BAGHDAD - A car bomb ripped through a crowded commercial district in a mainly Shiite town north of Baghdad on Friday, killing at least 32 people and wounding 43, Iraqi officials said.
The explosion in Dujail was apparently targeting a police station but instead it badly damaged a nearby medical clinic, according to police. Concrete barriers largely protected the police station, the officials said.
Two police officers and a hospital official gave the casualty toll on condition of anonymity because they weren't authorized to release the information.
Dujail, 80 kilometres north of Baghdad, was the site of a 1982 assassination attempt against Saddam Hussein.
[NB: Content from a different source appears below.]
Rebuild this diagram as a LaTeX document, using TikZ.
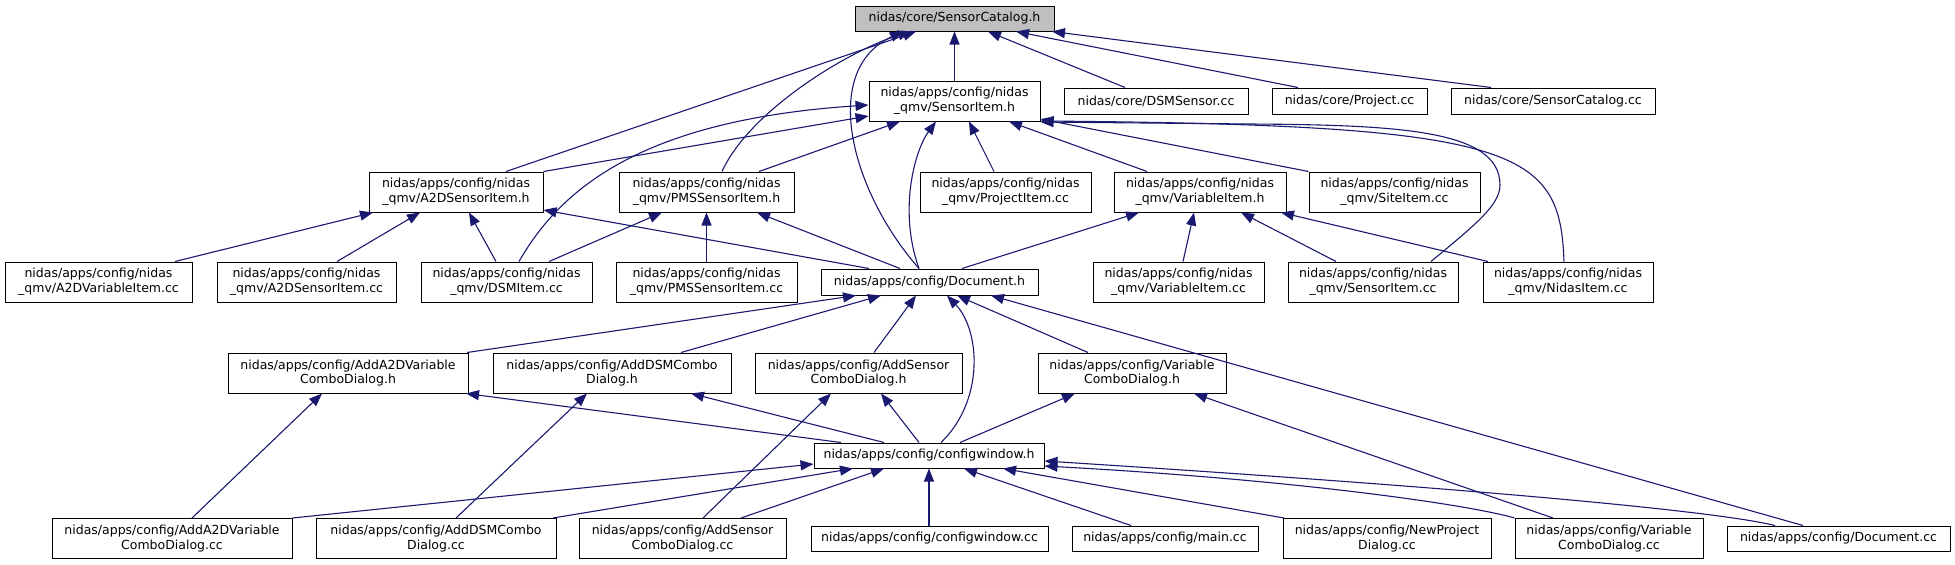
\documentclass[tikz,border=0pt]{standalone}
\usepackage{fontspec}
\newfontfamily\djv{DejaVu Sans}
\usetikzlibrary{arrows.meta}
\definecolor{edgeblue}{HTML}{191970}
\definecolor{grayfill}{HTML}{BFBFBF}
\begin{document}
\begin{tikzpicture}[x=1pt,y=-1pt,
  box/.style={draw=black, line width=1pt, fill=white, inner sep=0pt, align=center,
    font=\djv\fontsize{12.5pt}{14.7pt}\selectfont},
  one/.style={box, minimum height=25pt},
  two/.style={box, minimum height=40pt},
  edge/.style={draw=edgeblue, line width=1.1pt, -{Triangle[length=13pt,width=10pt]}}]
\useasboundingbox (0,0) rectangle (1955,565);
% row 0
\node[one, fill=grayfill, minimum width=199pt] (sc) at (954.5,18.5) {nidas/core/SensorCatalog.h};
% row 1
\node[two, minimum width=171pt] (si) at (954.5,101) {nidas/apps/config/nidas\\\_qmv/SensorItem.h};
\node[box, minimum height=26pt, minimum width=184pt] (dsms) at (1156,101) {nidas/core/DSMSensor.cc};
\node[box, minimum height=26pt, minimum width=155pt] (proj) at (1349.5,101) {nidas/core/Project.cc};
\node[box, minimum height=26pt, minimum width=204pt] (scc) at (1553,101) {nidas/core/SensorCatalog.cc};
% row 2
\node[two, minimum width=174pt] (a2dh) at (456,192) {nidas/apps/config/nidas\\\_qmv/A2DSensorItem.h};
\node[two, minimum width=175pt] (pmsh) at (706.5,192) {nidas/apps/config/nidas\\\_qmv/PMSSensorItem.h};
\node[two, minimum width=171pt] (projitem) at (1005.5,192) {nidas/apps/config/nidas\\\_qmv/ProjectItem.cc};
\node[two, minimum width=172pt] (varh) at (1200,192) {nidas/apps/config/nidas\\\_qmv/VariableItem.h};
\node[two, minimum width=171pt] (site) at (1394.5,192) {nidas/apps/config/nidas\\\_qmv/SiteItem.cc};
% row 3
\node[two, minimum width=187pt] (a2dvcc) at (98.5,282) {nidas/apps/config/nidas\\\_qmv/A2DVariableItem.cc};
\node[two, minimum width=179pt] (a2dscc) at (306.5,282) {nidas/apps/config/nidas\\\_qmv/A2DSensorItem.cc};
\node[two, minimum width=171pt] (dsmcc) at (506.5,282) {nidas/apps/config/nidas\\\_qmv/DSMItem.cc};
\node[two, minimum width=181pt] (pmscc) at (706.5,282) {nidas/apps/config/nidas\\\_qmv/PMSSensorItem.cc};
\node[box, minimum height=26pt, minimum width=217pt] (doch) at (929.5,282) {nidas/apps/config/Document.h};
\node[two, minimum width=171pt] (varcc) at (1178.5,282) {nidas/apps/config/nidas\\\_qmv/VariableItem.cc};
\node[two, minimum width=170pt] (sicc) at (1373,282) {nidas/apps/config/nidas\\\_qmv/SensorItem.cc};
\node[two, minimum width=170pt] (nidascc) at (1568,282) {nidas/apps/config/nidas\\\_qmv/NidasItem.cc};
% row 4
\node[two, minimum width=240pt] (adda2dh) at (348,373) {nidas/apps/config/AddA2DVariable\\ComboDialog.h};
\node[two, minimum width=238pt] (adddsmh) at (612,373) {nidas/apps/config/AddDSMCombo\\Dialog.h};
\node[two, minimum width=207pt] (addsensh) at (858.5,373) {nidas/apps/config/AddSensor\\ComboDialog.h};
\node[two, minimum width=188pt] (varcdh) at (1132,373) {nidas/apps/config/Variable\\ComboDialog.h};
% row 5
\node[one, minimum width=230pt] (cwh) at (929,455.5) {nidas/apps/config/configwindow.h};
% row 6
\node[two, minimum width=240pt] (adda2dcc) at (172,538.5) {nidas/apps/config/AddA2DVariable\\ComboDialog.cc};
\node[two, minimum width=240pt] (adddsmcc) at (436,538.5) {nidas/apps/config/AddDSMCombo\\Dialog.cc};
\node[two, minimum width=207pt] (addsenscc) at (682.5,538.5) {nidas/apps/config/AddSensor\\ComboDialog.cc};
\node[one, minimum width=237pt] (cwcc) at (929.5,538.5) {nidas/apps/config/configwindow.cc};
\node[one, minimum width=186pt] (main) at (1165,538.5) {nidas/apps/config/main.cc};
\node[two, minimum width=208pt] (newproj) at (1387,538.5) {nidas/apps/config/NewProject\\Dialog.cc};
\node[two, minimum width=188pt] (varcdcc) at (1609,538.5) {nidas/apps/config/Variable\\ComboDialog.cc};
\node[one, minimum width=223pt] (doccc) at (1838.5,538.5) {nidas/apps/config/Document.cc};

% edges to SensorCatalog.h
\draw[edge] (a2dh.north -| 506,0) -- (sc.south -| 916,0);
\draw[edge] (pmsh.north -| 722,0) .. controls (750,110) and (850,50) .. (sc.south -| 911,0);
\draw[edge] (doch.north -| 919,0) .. controls (850,190) and (820,70) .. (sc.south -| 903,0);
\draw[edge] (si.north) -- (sc.south);
\draw[edge] (dsms.north -| 1125,0) -- (sc.south -| 988,0);
\draw[edge] (proj.north -| 1298,0) -- (sc.south -| 1016,0);
\draw[edge] (scc.north -| 1491,0) -- (sc.south -| 1052,0);
% edges to SensorItem.h
\draw[edge] (a2dh.north east) -- (si.west |- 0,116);
\draw[edge] (dsmcc.north -| 519,0) .. controls (560,190) and (640,120) .. (si.west |- 0,105);
\draw[edge] (pmsh.north -| 759,0) -- (si.south -| 900,0);
\draw[edge] (doch.north -| 919,0) .. controls (898,210) and (915,150) .. (si.south -| 936,0);
\draw[edge] (projitem.north -| 994,0) -- (si.south -| 969,0);
\draw[edge] (varh.north -| 1147,0) -- (si.south -| 1009,0);
\draw[edge] (site.north west) -- (si.east |- 0,119);
\draw[edge] (sicc.north -| 1431,0) .. controls (1475,225) and (1500,205) .. (1500,185)
  .. controls (1500,130) and (1400,125) .. (1250,124) -- (si.east |- 0,122);
\draw[edge] (nidascc.north -| 1564,0) .. controls (1560,150) and (1520,125) .. (si.east |- 0,121);
% edges to A2DSensorItem.h
\draw[edge] (a2dvcc.north -| 175,0) -- (a2dh.south -| 373,0);
\draw[edge] (a2dscc.north -| 337,0) -- (a2dh.south -| 420,0);
\draw[edge] (dsmcc.north -| 496,0) -- (a2dh.south -| 469,0);
\draw[edge] (doch.north -| 869,0) -- (a2dh.east |- 0,210);
% edges to PMSSensorItem.h
\draw[edge] (dsmcc.north -| 549,0) -- (pmsh.south -| 662,0);
\draw[edge] (pmscc.north) -- (pmsh.south);
\draw[edge] (doch.north -| 900,0) -- (pmsh.south -| 757,0);
% edges to VariableItem.h
\draw[edge] (doch.north -| 962,0) -- (varh.south -| 1139,0);
\draw[edge] (varcc.north -| 1183,0) -- (varh.south -| 1194,0);
\draw[edge] (sicc.north -| 1336,0) -- (varh.south -| 1241,0);
\draw[edge] (nidascc.north -| 1488,0) -- (varh.south -| 1281,0);
% edges to Document.h
\draw[edge] (adda2dh.north -| 467,0) -- (doch.south -| 856,0);
\draw[edge] (adddsmh.north -| 681,0) -- (doch.south -| 881,0);
\draw[edge] (addsensh.north -| 874,0) -- (doch.south -| 916,0);
\draw[edge] (cwh.north -| 941,0) .. controls (985,400) and (980,330) .. (doch.south -| 947,0);
\draw[edge] (varcdh.north -| 1088,0) -- (doch.south -| 957,0);
\draw[edge] (doccc.north -| 1803,0) -- (doch.south -| 991,0);
% edges to dialog headers
\draw[edge] (adda2dcc.north -| 192,0) -- (adda2dh.south -| 322,0);
\draw[edge] (cwh.north -| 841,0) -- (adda2dh.south -| 466,0);
\draw[edge] (adddsmcc.north -| 456,0) -- (adddsmh.south -| 587,0);
\draw[edge] (cwh.north -| 884,0) -- (adddsmh.south -| 691,0);
\draw[edge] (addsenscc.north -| 703,0) -- (addsensh.south -| 831,0);
\draw[edge] (cwh.north -| 919,0) -- (addsensh.south -| 881,0);
\draw[edge] (cwh.north -| 960,0) -- (varcdh.south -| 1075,0);
\draw[edge] (varcdcc.north -| 1553,0) -- (varcdh.south -| 1194,0);
% edges to configwindow.h
\draw[edge] (adda2dcc.north east) -- (cwh.west |- 0,464);
\draw[edge] (adddsmcc.north -| 553,0) -- (cwh.south -| 853,0);
\draw[edge] (addsenscc.north -| 741,0) -- (cwh.south -| 884,0);
\draw[edge] (cwcc.north -| 929,0) -- (cwh.south -| 929,0);
\draw[edge] (main.north -| 1131,0) -- (cwh.south -| 964,0);
\draw[edge] (newproj.north -| 1284,0) -- (cwh.south -| 1003,0);
\draw[edge] (varcdcc.north west) .. controls (1470,505) and (1300,480) .. (cwh.east |- 0,466);
\draw[edge] (doccc.north -| 1775,0) .. controls (1720,512) and (1500,490) .. (cwh.east |- 0,461);
\end{tikzpicture}
\end{document}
The ousted Iraqi leader was hanged on Dec. 30, 2006 after being convicted of ordering the killings of more than 140 Shiites from Dujail in retaliation for the attempt on his life.
Friday's blast was the latest in a series of attacks in areas north of Baghdad, where violence has been slower to decline than elsewhere in the country.
Earlier Friday, a suicide bomber blew himself up in front of a Shiite mosque farther north in Sinjar as worshippers left prayers at midday, killing two civilians and wounding 15, police chief Col. Awad Kahlil said.
Sinjar is near Mosul, which is the target of an ongoing U.S.-Iraqi operation against Sunni insurgents.
In political developments, Shiite followers of anti-U.S. cleric Muqtada al-Sadr demonstrated in Baghdad and the southern city of Kufa against plans for a U.S.-Iraqi security agreement that will determine the status of the U.S. military in Iraq after the current UN mandate expires at the end of the year.
In Baghdad's Sadr City neighbourhood, Sheik Abdul Hadi al-Mohammadawi, an al-Sadr aide, told worshippers during prayers that it is a "suspicious agreement" that would bring "humiliation and degradation to the Iraqi people."
After the prayers, worshippers burned American and Israeli flags and chanted: "No, America, no! No, agreement, no!"
In Kufa, al-Sadr supporters carried banners, including one that said: "We won't accept Iraq being an American colony!" Another said: "The suspicious agreement means the permanent occupation of Iraq."
U.S. and Iraqi forces routed Shiite militiamen loyal to al-Sadr in a spring offensive in Sadr City.
U.S.-Iraqi talks on the security agreement have slowed over Washington's insistence on retaining sole legal jurisdiction over American troops in Iraq and differences over a schedule for the departure of the U.S. military.
Iraqi officials want all foreign troops out by the end of 2011. However, President George W. Bush has resisted a firm timetable for withdrawing troops from Iraq.